Economic uncertainty has negative impact on UK commercial property, says Colliers

By Bridging Loan Directory -

The latest Property Snapshot from Colliers International suggests that the UK commercial property, including prime assets, is being impacted negatively by worldwide economic uncertainty reports Property Funds World.

Despite high levels of corporate liquidity, uncertainty and fresh concerns about UK economic prospects and the potential for a Eurozone triggered financial crisis, is inhibiting business expansion and household spending.

Transaction levels improved in September, but year-end volumes may be held back as buyers review pricing in the prime end of the market. Funds are also cautious and not likely to commit without seeing real value.

Households continue to exercise caution as new economic uncertainties come to the fore. Retailers were not heartened by the UK Prime Minister’s suggestion that consumers pay down debt on credit and store cards, especially with Christmas approaching.

A bedrock of small to medium sized lettings continues to support the Central London market, although the conversion of large Grade A requirements in core areas is sluggish. Regional markets continue to improve slowly.

Sector continues to stabilise. Supermarkets and internet distributors are absorbing the remaining Grade A space. Large operators are taking smaller units on short leases to satisfy requirements. Pre-lets and D&Bs are still making only a small impact.

House prices remain generally stable. Mortgage lending will remain tight, although funds are available for higher LTVs, but at a price. London continues to outperform, pressured by foreign buyers whose appetite for prime is undiminished.

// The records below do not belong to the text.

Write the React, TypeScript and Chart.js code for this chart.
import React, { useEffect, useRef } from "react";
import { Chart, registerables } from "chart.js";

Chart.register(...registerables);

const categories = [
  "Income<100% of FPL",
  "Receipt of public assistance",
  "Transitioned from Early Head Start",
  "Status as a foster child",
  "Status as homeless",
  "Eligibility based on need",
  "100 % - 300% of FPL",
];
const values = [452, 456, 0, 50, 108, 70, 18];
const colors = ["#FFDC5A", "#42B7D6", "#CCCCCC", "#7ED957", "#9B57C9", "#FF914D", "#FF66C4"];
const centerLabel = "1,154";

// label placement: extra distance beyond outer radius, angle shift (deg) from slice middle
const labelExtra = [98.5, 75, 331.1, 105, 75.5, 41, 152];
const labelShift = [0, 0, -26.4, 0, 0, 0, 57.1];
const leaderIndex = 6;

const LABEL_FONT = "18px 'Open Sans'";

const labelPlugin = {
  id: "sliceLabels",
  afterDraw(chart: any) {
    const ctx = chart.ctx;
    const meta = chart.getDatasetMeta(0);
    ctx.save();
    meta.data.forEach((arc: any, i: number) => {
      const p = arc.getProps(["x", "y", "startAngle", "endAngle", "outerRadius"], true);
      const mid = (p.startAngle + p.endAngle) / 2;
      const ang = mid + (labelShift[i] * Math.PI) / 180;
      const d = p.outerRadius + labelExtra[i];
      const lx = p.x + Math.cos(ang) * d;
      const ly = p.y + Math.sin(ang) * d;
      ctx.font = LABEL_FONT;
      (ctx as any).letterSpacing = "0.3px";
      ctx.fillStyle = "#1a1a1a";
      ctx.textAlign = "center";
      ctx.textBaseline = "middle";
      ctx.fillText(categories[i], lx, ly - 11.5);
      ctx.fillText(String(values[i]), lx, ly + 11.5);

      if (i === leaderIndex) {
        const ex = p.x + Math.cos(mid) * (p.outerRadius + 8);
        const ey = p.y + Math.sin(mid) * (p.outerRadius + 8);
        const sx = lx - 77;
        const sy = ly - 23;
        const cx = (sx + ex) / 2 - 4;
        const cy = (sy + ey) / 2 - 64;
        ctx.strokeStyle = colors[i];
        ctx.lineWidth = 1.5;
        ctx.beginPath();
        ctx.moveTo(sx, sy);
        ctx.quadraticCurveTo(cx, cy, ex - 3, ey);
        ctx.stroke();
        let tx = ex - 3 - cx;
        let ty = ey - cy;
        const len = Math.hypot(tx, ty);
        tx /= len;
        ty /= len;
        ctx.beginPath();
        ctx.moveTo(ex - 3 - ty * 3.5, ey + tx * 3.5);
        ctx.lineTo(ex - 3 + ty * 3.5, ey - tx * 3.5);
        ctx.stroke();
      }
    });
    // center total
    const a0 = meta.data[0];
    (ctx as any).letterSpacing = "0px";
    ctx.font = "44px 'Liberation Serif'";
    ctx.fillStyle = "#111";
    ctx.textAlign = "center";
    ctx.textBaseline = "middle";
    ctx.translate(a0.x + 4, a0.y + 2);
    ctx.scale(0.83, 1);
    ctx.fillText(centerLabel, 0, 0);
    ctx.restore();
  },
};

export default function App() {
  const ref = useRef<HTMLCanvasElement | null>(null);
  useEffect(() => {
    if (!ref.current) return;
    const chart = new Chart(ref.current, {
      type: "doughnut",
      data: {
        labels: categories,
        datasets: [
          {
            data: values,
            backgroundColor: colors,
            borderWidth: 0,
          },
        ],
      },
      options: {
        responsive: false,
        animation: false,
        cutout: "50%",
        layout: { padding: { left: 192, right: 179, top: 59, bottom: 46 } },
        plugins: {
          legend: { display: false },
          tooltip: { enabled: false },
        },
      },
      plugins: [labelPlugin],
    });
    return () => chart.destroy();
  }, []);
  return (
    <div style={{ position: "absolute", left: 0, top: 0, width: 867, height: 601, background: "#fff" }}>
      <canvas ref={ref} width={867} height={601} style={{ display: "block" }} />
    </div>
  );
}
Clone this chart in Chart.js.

Dr Walter Boettcher, Director, Research and Forecasting at Colliers International, said:

“In response to the much weakened UK economic profile and, no doubt, eurozone fallout worries, the MPC has extended quantitative easing by an additional GBP75bn. While a new round of quantitative easing may impact positively on general sentiment, the real task is to encourage the large highly liquid corporates to begin investing in business expansion. In the absence of this type of investment, quantitative easing is only likely to make a marginal impact on UK economic recovery.

“Consumer confidence is not improving. Wage growth remains very weak and household disposable income continues to contract. The Gfk NOP CCI has been -30 or lower for three consecutive months and the high street is also under pressure as consumers increasingly shop on line. ONS numbers for August show a 0.1% y/y decline in retail sales (ex-petrol), while non-store retailing grew by 13.8%. Internet shopping has seen double-digit year-on-year growth for nine straight months. BRC report a 0.3% rise in UK retail sales in September.”